04-21-2020 02:12 PM
Hello
I'm currently writing thesis about running Yolov3 on Zedboard. I got it working, but now I'm benchmarking and measuring its performance. I need to create roofline model to show performance and efficiency of solution for analysis. I got the default Yolov3 application to work by using this guide: https://github.com/Xilinx/Edge-AI-Platform-Tutorials/tree/3.1/docs/Darknet-Caffe-Conversion.
I also used the DPU profiler to get benchmarking results when running Yolov3 application on Zedboard:
Total Nodes In Avg:
workload: 140691.89 GOP
memory: 267.38 1504.94
performance 93.5 MOP/sec workload: 90.2% memory: 177.7
I need to confirm these claims profiler pointed out.
How does DNNC and profiler calculate total workload for given workload ? I have deploy.protxt about caffeemodel of Yolov3, If guided I could calculate by hand total calculations needed, but is there a better and more reliable way to it ?

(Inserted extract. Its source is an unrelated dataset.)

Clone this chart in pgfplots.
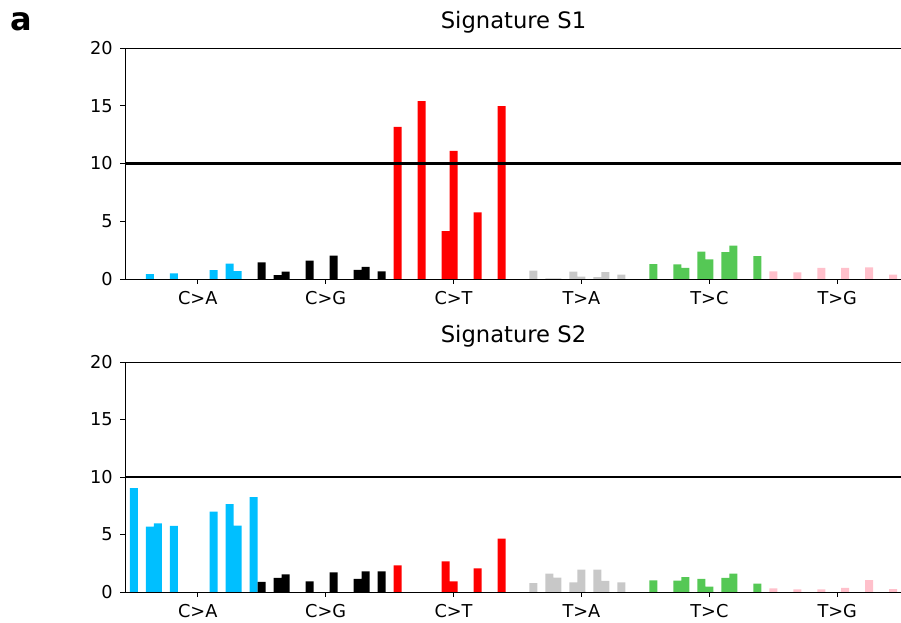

Also how does profiler calculate performance and workload ? Does it have its own information about what is this DPU's maximum theoretical performance and calculating workload based on that ? If now, How can I calculate theoretical maximum performance of DPU (RUnning on Avnet Zedboard, DPU arch B1152, Clock speed 90MHz, cores 1) to compare results? Is this performance linearly based on clock cycle (Theoretical max speed of DPU with arch B1152 running on Z7020 with 200MHz is 230GOP/sec) so at 90MHz it is (200/90) * 230GOp/sec = 103.5GOP/sec or is it more complicated?
04-23-2020 07:24 AM - edited 04-23-2020 07:25 AM
Update:
I just run same system with DPU clocked down to 50MHz, performance output was:
57.5GOP/sec with 90.2% efficiency.
By calculating from previous result with 90MHz and assuming at 200MHz 230Gop/sec is maximum performance, it makes sense and works.
I also tried same profiling with Resnet50, giving:
76.6GOp/sec with 73.9% efficiency, assuming mac performance is 103.5GOP/sec (then calculating would come 74%) it also makes sense.
So Assuming DNNC CAN calculate workload properly I can trust efficiency values, but still.
How can I manually calculate workload for these neural networks to double-check?